What is being asked —
Print the lines that start the entries and continue through the one holding "const accs = [cspAcc, eegnetAcc, conformerAcc, sslAcc];", please, exactly and with the pictures omitted.

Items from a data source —
◆ ◆ ◆ ◆ ◆

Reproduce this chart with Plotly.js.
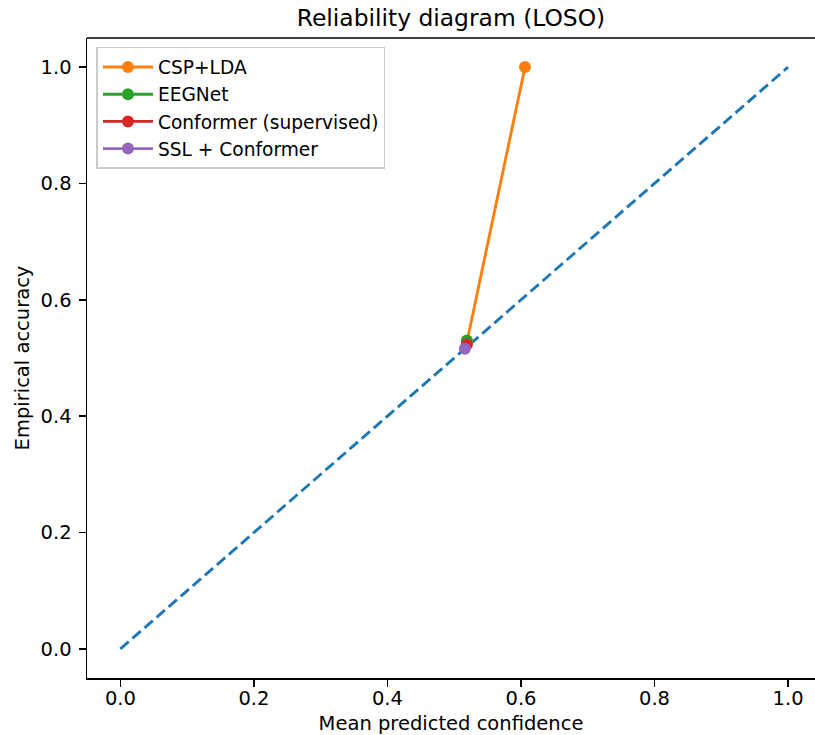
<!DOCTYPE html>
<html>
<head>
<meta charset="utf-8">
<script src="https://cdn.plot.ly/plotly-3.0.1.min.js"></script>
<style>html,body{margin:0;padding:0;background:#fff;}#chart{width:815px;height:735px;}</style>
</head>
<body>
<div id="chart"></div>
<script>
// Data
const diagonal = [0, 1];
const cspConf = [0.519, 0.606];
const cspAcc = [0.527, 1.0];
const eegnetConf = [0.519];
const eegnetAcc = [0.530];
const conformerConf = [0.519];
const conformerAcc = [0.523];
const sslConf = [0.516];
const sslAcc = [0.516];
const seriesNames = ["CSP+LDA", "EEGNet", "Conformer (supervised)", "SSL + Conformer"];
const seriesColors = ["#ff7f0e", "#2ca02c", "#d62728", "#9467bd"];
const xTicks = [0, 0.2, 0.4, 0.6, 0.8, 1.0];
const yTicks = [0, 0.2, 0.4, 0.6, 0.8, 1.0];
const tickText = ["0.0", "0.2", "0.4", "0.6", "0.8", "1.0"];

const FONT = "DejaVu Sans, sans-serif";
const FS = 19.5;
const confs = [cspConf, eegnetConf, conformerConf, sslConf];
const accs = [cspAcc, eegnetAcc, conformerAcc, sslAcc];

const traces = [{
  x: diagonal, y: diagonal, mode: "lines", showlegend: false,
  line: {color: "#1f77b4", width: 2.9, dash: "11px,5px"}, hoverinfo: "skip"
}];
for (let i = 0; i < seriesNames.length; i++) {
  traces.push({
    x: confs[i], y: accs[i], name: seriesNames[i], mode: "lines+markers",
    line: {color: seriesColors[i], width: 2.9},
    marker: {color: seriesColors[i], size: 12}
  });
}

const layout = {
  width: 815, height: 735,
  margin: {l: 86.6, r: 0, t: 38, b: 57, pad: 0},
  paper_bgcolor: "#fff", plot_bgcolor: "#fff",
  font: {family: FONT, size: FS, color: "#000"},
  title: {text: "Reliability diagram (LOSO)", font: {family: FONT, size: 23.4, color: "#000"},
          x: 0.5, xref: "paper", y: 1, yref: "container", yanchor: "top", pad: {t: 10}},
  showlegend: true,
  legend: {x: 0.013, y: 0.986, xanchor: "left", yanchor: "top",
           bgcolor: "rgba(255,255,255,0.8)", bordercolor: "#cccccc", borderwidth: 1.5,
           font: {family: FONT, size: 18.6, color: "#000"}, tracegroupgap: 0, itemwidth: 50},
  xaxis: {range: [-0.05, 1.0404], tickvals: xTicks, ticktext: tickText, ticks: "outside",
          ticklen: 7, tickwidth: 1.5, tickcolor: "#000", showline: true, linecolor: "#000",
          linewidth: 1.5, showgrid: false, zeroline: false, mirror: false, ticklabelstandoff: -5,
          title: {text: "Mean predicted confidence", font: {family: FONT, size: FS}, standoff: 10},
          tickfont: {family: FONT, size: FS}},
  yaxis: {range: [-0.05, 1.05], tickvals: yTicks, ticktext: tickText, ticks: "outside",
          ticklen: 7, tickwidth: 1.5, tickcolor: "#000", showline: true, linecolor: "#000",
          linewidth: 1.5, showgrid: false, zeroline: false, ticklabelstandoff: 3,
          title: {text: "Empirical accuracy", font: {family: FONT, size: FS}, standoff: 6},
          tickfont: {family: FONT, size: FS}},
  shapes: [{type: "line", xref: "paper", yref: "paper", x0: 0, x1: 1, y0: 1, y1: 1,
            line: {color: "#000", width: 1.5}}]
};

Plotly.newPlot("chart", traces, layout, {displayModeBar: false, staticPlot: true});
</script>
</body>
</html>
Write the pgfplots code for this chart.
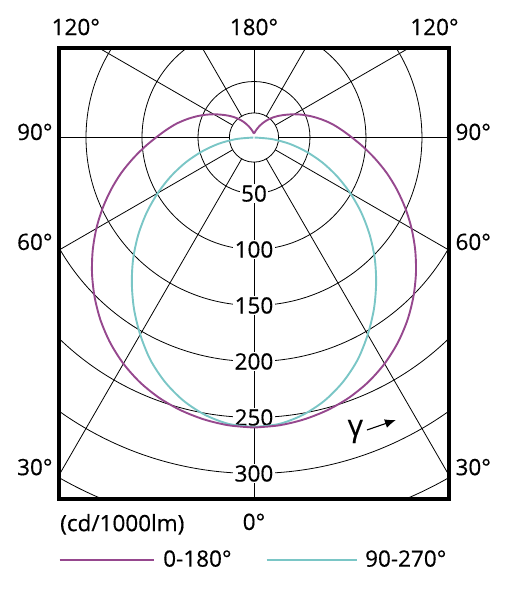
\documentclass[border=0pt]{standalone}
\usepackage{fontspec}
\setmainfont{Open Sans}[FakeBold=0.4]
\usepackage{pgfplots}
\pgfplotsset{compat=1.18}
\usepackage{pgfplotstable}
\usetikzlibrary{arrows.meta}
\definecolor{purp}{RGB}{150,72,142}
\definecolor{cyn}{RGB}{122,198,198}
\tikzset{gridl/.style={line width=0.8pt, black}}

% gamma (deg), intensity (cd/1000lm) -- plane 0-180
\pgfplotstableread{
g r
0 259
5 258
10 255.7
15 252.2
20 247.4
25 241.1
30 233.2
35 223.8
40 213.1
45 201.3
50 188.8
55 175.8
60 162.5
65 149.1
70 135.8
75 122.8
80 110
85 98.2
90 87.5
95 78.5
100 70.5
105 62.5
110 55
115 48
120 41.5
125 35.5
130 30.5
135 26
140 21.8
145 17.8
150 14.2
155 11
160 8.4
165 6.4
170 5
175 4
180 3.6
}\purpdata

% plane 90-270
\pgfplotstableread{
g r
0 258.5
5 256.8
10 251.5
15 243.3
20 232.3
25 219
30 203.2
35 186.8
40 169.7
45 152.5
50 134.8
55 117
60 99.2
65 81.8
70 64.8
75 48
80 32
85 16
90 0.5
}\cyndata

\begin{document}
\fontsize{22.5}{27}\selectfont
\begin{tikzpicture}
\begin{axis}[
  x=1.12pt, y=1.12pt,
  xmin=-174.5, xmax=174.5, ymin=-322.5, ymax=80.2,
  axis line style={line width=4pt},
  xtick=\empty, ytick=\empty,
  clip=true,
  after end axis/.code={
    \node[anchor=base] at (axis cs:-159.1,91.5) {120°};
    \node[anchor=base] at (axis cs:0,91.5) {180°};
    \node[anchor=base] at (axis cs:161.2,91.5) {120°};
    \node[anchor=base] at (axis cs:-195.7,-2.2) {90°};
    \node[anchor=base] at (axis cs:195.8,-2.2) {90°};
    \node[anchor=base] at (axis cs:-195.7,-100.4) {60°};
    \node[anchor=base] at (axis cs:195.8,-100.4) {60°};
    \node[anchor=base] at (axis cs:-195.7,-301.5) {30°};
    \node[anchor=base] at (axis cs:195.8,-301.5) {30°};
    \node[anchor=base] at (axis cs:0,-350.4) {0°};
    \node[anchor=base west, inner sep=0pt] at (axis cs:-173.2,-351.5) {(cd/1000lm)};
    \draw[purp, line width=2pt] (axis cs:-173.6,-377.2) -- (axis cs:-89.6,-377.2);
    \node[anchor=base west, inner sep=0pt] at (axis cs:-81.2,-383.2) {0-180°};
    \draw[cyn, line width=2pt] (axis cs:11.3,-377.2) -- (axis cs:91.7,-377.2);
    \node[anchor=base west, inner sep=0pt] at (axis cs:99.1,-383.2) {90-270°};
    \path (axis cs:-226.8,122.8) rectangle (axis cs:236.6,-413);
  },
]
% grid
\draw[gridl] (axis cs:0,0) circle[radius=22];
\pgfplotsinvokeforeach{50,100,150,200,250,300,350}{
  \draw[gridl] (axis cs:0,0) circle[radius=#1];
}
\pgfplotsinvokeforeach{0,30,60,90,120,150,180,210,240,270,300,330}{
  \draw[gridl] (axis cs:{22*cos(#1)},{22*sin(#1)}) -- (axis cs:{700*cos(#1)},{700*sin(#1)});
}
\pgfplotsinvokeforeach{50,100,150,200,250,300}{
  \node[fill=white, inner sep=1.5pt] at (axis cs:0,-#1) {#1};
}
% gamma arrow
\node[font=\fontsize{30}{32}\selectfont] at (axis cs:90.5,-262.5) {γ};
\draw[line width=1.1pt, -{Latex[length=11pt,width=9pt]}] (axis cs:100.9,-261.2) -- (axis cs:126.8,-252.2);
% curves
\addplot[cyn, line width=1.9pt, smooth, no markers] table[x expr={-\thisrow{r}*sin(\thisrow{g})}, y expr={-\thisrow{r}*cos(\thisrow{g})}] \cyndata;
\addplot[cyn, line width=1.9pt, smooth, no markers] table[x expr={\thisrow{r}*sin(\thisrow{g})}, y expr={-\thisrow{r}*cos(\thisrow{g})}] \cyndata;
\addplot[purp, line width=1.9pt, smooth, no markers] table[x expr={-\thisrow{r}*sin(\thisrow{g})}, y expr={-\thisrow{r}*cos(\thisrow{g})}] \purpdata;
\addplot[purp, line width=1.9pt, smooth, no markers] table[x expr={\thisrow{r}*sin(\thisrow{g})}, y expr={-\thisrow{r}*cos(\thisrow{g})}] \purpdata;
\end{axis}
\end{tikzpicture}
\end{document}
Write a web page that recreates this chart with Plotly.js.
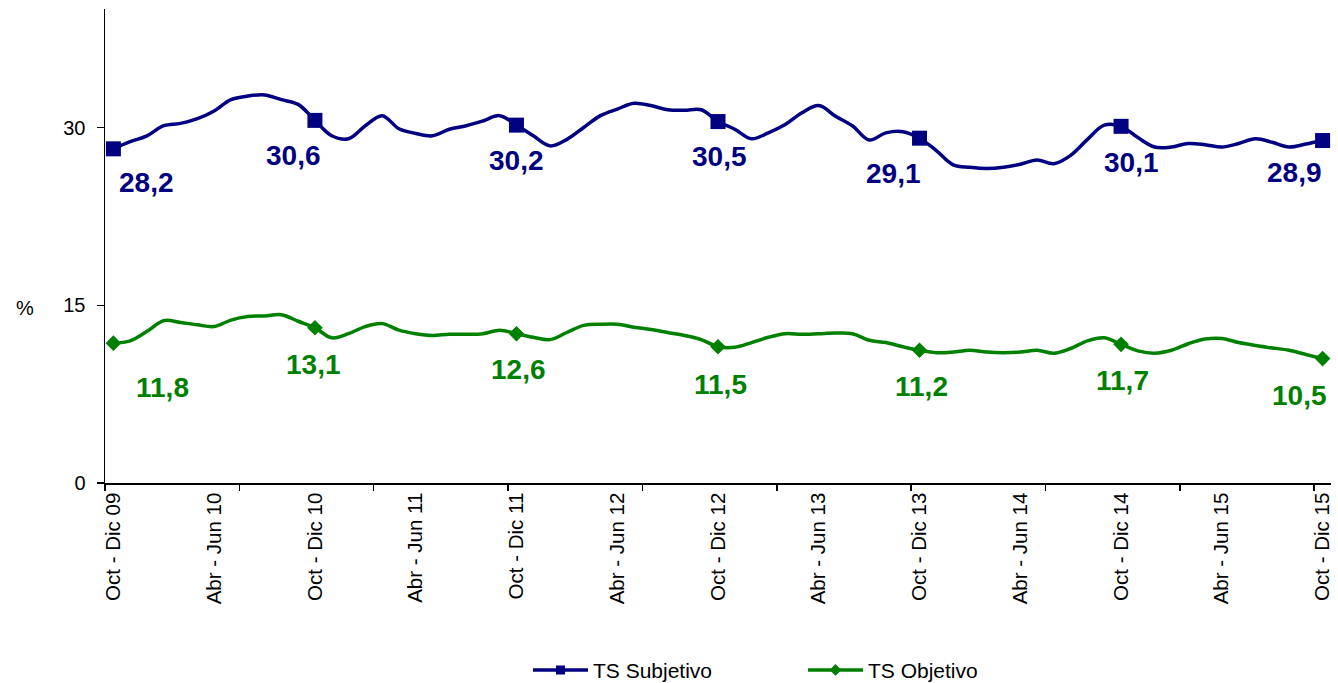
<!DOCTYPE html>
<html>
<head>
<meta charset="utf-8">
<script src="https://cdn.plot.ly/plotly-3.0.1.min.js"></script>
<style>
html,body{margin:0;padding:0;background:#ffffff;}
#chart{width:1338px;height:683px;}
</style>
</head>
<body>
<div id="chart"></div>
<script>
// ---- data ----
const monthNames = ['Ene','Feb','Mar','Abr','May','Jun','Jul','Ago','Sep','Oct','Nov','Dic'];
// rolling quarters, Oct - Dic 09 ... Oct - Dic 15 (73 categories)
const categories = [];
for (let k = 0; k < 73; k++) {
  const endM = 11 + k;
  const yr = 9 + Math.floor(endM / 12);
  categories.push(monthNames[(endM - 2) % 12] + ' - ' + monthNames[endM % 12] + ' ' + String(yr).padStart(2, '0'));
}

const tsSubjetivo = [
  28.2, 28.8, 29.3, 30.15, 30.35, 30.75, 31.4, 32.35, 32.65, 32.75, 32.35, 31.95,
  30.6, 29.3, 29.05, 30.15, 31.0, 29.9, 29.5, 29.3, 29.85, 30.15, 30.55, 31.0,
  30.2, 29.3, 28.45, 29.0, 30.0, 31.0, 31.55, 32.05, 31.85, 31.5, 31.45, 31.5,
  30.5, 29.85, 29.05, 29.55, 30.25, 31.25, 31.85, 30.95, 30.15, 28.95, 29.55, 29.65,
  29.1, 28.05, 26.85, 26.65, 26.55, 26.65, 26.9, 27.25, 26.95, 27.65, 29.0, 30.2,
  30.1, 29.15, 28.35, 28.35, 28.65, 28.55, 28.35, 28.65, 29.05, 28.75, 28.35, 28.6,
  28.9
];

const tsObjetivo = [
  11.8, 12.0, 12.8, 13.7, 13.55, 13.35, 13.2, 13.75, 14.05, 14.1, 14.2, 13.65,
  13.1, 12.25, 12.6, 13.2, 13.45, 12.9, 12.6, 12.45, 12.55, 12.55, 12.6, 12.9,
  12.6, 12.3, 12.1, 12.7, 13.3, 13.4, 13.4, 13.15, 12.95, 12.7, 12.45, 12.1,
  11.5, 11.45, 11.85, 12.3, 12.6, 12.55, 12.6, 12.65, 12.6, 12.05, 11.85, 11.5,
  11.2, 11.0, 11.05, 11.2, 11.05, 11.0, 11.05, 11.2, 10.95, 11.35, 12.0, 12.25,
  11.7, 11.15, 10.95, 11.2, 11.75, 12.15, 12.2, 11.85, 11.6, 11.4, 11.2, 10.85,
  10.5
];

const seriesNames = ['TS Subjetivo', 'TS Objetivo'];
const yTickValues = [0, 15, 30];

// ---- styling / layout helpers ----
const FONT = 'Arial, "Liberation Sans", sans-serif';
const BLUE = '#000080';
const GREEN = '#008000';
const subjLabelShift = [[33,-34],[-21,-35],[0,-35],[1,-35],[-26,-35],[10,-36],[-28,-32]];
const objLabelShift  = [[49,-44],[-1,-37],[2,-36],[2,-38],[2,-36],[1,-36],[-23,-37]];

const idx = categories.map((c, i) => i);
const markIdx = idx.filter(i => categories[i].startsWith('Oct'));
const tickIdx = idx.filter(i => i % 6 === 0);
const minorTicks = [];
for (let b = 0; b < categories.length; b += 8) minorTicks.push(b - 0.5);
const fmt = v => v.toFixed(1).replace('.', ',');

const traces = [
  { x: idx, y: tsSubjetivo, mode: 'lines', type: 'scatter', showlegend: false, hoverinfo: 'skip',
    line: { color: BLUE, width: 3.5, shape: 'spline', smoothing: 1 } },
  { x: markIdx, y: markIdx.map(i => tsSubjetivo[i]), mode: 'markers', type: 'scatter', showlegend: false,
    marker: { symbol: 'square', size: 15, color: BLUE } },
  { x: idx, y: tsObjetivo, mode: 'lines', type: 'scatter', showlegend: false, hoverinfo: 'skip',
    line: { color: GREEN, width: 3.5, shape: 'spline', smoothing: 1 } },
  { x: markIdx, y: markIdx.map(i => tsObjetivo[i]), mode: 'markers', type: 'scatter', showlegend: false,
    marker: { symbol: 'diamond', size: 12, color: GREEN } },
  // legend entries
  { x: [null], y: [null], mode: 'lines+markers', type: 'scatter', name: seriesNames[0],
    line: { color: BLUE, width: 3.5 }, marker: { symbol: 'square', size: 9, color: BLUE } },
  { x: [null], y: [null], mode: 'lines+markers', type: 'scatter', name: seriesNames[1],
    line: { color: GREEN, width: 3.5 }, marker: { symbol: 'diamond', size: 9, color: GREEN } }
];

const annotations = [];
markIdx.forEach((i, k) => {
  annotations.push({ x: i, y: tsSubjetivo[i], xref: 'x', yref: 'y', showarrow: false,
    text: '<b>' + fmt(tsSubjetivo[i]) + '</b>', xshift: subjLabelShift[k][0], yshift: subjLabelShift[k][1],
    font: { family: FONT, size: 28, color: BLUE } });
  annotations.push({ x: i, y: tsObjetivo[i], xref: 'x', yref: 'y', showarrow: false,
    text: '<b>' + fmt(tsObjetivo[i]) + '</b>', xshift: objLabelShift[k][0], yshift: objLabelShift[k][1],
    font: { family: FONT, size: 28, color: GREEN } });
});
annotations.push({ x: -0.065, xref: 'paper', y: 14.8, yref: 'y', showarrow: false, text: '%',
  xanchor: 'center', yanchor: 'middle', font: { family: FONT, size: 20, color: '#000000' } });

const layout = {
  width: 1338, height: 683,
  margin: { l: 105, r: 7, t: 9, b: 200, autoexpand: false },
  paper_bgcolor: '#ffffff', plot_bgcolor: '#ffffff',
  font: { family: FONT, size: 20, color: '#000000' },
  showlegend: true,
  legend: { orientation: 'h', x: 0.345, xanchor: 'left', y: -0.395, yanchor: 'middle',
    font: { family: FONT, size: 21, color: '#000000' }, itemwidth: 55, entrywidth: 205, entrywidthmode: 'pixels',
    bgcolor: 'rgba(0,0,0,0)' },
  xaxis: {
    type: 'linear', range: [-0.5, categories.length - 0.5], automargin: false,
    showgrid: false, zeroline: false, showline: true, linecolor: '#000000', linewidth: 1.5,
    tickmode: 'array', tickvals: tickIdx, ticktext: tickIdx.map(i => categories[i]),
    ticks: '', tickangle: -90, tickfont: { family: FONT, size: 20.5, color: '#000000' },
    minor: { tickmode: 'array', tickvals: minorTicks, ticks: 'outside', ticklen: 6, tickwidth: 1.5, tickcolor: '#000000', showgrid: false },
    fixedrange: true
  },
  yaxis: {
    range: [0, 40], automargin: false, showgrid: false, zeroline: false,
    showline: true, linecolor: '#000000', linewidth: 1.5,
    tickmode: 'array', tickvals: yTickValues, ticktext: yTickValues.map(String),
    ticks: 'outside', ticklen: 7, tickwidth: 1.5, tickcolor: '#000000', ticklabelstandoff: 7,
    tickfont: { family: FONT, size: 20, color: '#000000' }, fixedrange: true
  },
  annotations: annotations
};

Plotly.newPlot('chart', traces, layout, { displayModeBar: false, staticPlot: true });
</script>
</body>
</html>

◆ ◆ ◆ ◆ ◆

Result —
Reproduce this chart with Plotly.js.
<!DOCTYPE html>
<html>
<head>
<meta charset="utf-8">
<script src="https://cdn.plot.ly/plotly-3.0.1.min.js"></script>
<style>html,body{margin:0;padding:0;background:#fff;}#chart{width:815px;height:735px;}</style>
</head>
<body>
<div id="chart"></div>
<script>
// Data
const diagonal = [0, 1];
const cspConf = [0.519, 0.606];
const cspAcc = [0.527, 1.0];
const eegnetConf = [0.519];
const eegnetAcc = [0.530];
const conformerConf = [0.519];
const conformerAcc = [0.523];
const sslConf = [0.516];
const sslAcc = [0.516];
const seriesNames = ["CSP+LDA", "EEGNet", "Conformer (supervised)", "SSL + Conformer"];
const seriesColors = ["#ff7f0e", "#2ca02c", "#d62728", "#9467bd"];
const xTicks = [0, 0.2, 0.4, 0.6, 0.8, 1.0];
const yTicks = [0, 0.2, 0.4, 0.6, 0.8, 1.0];
const tickText = ["0.0", "0.2", "0.4", "0.6", "0.8", "1.0"];

const FONT = "DejaVu Sans, sans-serif";
const FS = 19.5;
const confs = [cspConf, eegnetConf, conformerConf, sslConf];
const accs = [cspAcc, eegnetAcc, conformerAcc, sslAcc];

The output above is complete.